Le parent pauvre ou l’éducation olfactive par Christian Launay

          De nos jours, nous vivons dans un monde à dimension essentiellement Audio-Visuel. Et c’est la dimension visuelle qui prédomine, à croire que nous aurions pu rester plus longtemps à l’époque du cinéma muet… Qui aurait cru qu’un jour on développerait, sur un téléphone, des écrans de plus en plus grands, grâce auxquels on peut regarder un film, un relevé de banque ou une carte routière, bref, si nos aïeux voyaient cela, ils n’en croiraient pas leurs yeux.

          Il y a pléthore d’expressions populaires concernant le visuel : « des étoiles plein les yeux », « s’en mettre plein la vue ». Pour le sens auditif, il y en déjà moins : « être sourd comme un pot », « faire la sourde oreille » . Pour le sens olfactif, c’est beaucoup plus pauvre déjà : « cela ne sent pas la rose » ou « je peux pas le sentir ».

          Actuellement, le sens audio est en train de gagner du terrain, lui aussi se taille la part du lion. Qui n’a pas été bluffé par la puissance et la qualité du son qui sort d’un poste de radio portatif, son que l’on croirait sorti d’une chaîne hi-fi ? Non seulement le son est de plus en plus performant, mais il est omniprésent, on le retrouve partout dans les galeries marchandes, les gares, les aéroports, les ascenseurs, les restaurants, les voitures, et même dans les toilettes des établissements de luxe etc..

         Le sens gustatif, le goût, a connu cette dernière décennie une fulgurante expansion. Ce bond en avant a pu se faire grâce aux innombrables émissions télévisées qui n’ont eu de cesse de promouvoir la cuisine à tout va, (pas toujours de bon goût d’ailleurs !) Là encore, le visuel a été prévalant, le monde de la cuisine peut dire un immense merci à la télé. Tout comme, à son tour, le monde du nez peut remercier l’univers du palais, et tous les métiers de bouche qui s’y rattachent. C’est bien connu, avant même de goûter un mets, on commence par le humer, le fumet aiguille le goûteur sur la dégustation.

          Qui n’a pas été pris à la gorge par l’odeur intrinsèque d’un foyer lorsqu’on franchit le seuil de la porte de l’habitation des uns et des autres ? Une odeur unique qui caractérise chaque logement, un mélange de parfum, d’odeurs de cuisine, d’encens, d’encaustique etc… là, déjà, s’opère un premier décodage social, certes brouillon, mais déjà bien parlant.
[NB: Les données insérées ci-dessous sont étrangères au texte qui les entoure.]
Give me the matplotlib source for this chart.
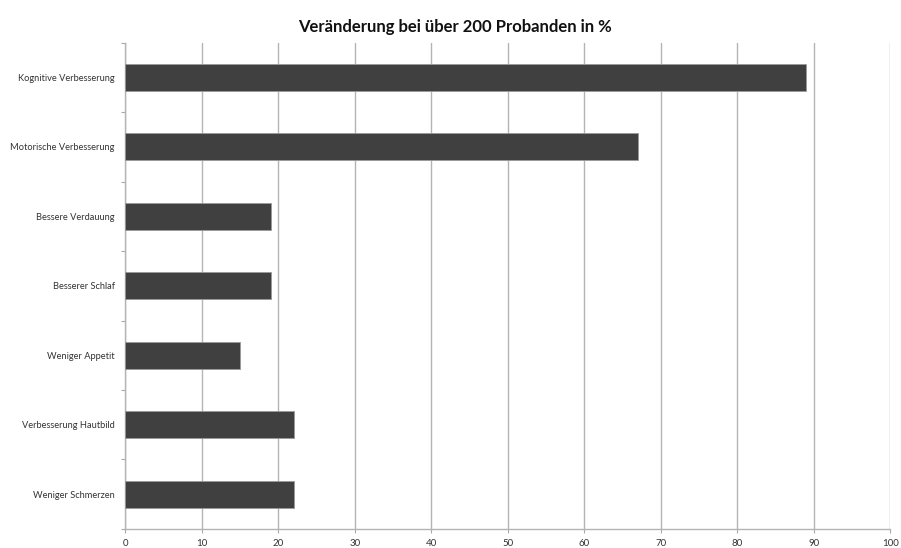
import matplotlib
matplotlib.use("Agg")
import matplotlib.pyplot as plt
import numpy as np

categories = ["Kognitive Verbesserung", "Motorische Verbesserung", "Bessere Verdauung",
              "Besserer Schlaf", "Weniger Appetit", "Verbesserung Hautbild", "Weniger Schmerzen"]
values = [89, 67, 19, 19, 15, 22, 22]
xticks = list(range(0, 101, 10))

plt.rcParams['font.family'] = ['Lato', 'DejaVu Sans']

fig = plt.figure(figsize=(9.01, 5.48), dpi=100)
ax = fig.add_axes([0.139, 0.035, 0.849, 0.887])

n = len(categories)
ypos = np.arange(n)[::-1]
ax.barh(ypos, values, height=0.39, color='#404040', edgecolor='#9a9a9a', linewidth=0.6, zorder=3)

ax.set_xlim(0, 100)
ax.set_ylim(-0.5, n - 0.5)
ax.set_xticks(xticks)
ax.set_xticklabels([str(t) for t in xticks], fontsize=7, color='#333333')
ax.set_yticks(ypos)
ax.set_yticklabels(categories, fontsize=6.7, color='#333333')
ax.tick_params(axis='y', length=0, pad=7.5)
ax.set_yticks(np.arange(-0.5, n, 1.0), minor=True)
ax.tick_params(axis='y', which='minor', length=3, color='#aaaaaa', width=0.8)
ax.tick_params(axis='x', length=3, color='#aaaaaa', width=0.8, pad=4)

ax.grid(axis='x', color='#b4b4b4', linewidth=1.0, zorder=0)
for s in ['top', 'right']:
    ax.spines[s].set_visible(False)
for s in ['left', 'bottom']:
    ax.spines[s].set_color('#b4b4b4')
    ax.spines[s].set_linewidth(1.0)

fig.suptitle("Veränderung bei über 200 Probanden in %", fontsize=12, fontweight='bold',
             y=0.965, x=0.505, color='#111111')

fig.savefig("out.png", dpi=100)
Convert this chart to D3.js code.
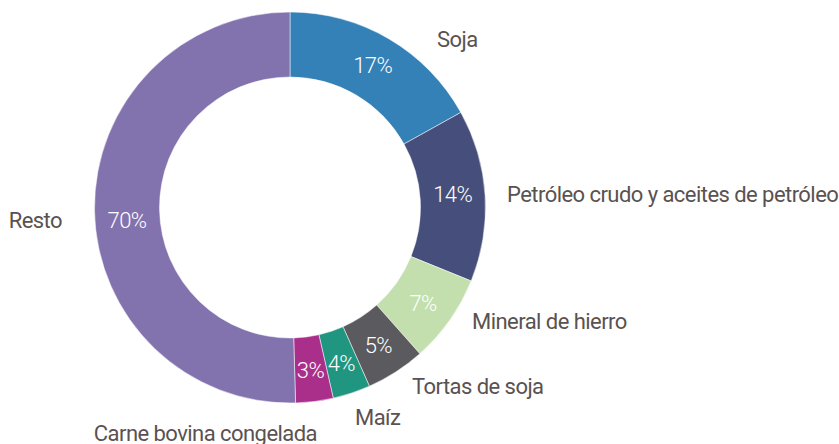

          Tout comme il n’existe pas deux visages semblables, pas même chez les jumeaux, chaque individu a sa propre odeur. D’ailleurs, en dynamique de relation de conquête amoureuse, celle-ci ne pourra se concrétiser que si les odeurs de l’un et de l’autre sont compatibles.

          Eh oui ! l’accès à une éventuelle histoire d’Amour passe par le sens olfactif. D’ailleurs, ne dit-on pas, « je t’ai dans la peau », quand une personne est follement amoureuse ? En l’occurrence, ici, c’est l’association du toucher et de l’odorat qui opère.

Il a fallu attendre le courant des années 80 pour que le sens olfactif soit davantage promotionné, et cela grâce à l’essor des ventes en parfumerie. Ce sont les grandes enseignes comme Marionnaud et Séphora qui, ayant racheté des petites parfumeries, ont pu proposer des produits, à qualité égale, plus abordable. Elles ont permis de démocratiser ce commerce, jusqu’alors considéré comme de luxe.

          Nous nous sommes « mis au parfum », nous avons donc démarré notre éducation olfactive grâce à la découverte de l’univers des odeurs, au travers des notes que l’on pouvait distinguer dans l’assemblage de notre parfum ou eau de toilette. Du coup, pour une fois, l’on peut mettre son nez dans une affaire, (celle de la composition d’un parfum), sans être taxé d’indélicatesse.

          Le Musée International de la Parfumerie de Grasse, a montré l’exemple en proposant au public des ateliers pratiques et ludiques : on ne se contente plus de parler, de montrer des plantes odorifères, on vous invite à les sniffer. Quelle aventure, quel délice !

          Il n’est jamais trop tard pour éduquer le nez des grands, il n’est jamais trop tôt pour éveiller le nez des petits. Ce qui est vraiment étonnant, c’est que les critères d’appréciation pour une odeur, l’agréable ou le désagréable, varient en fonction des cultures et de l’éducation. Le durian qui, pour nous, renvoie une odeur pestilentielle, pour nos amis asiatiques, cela constitue un dessert délicieux.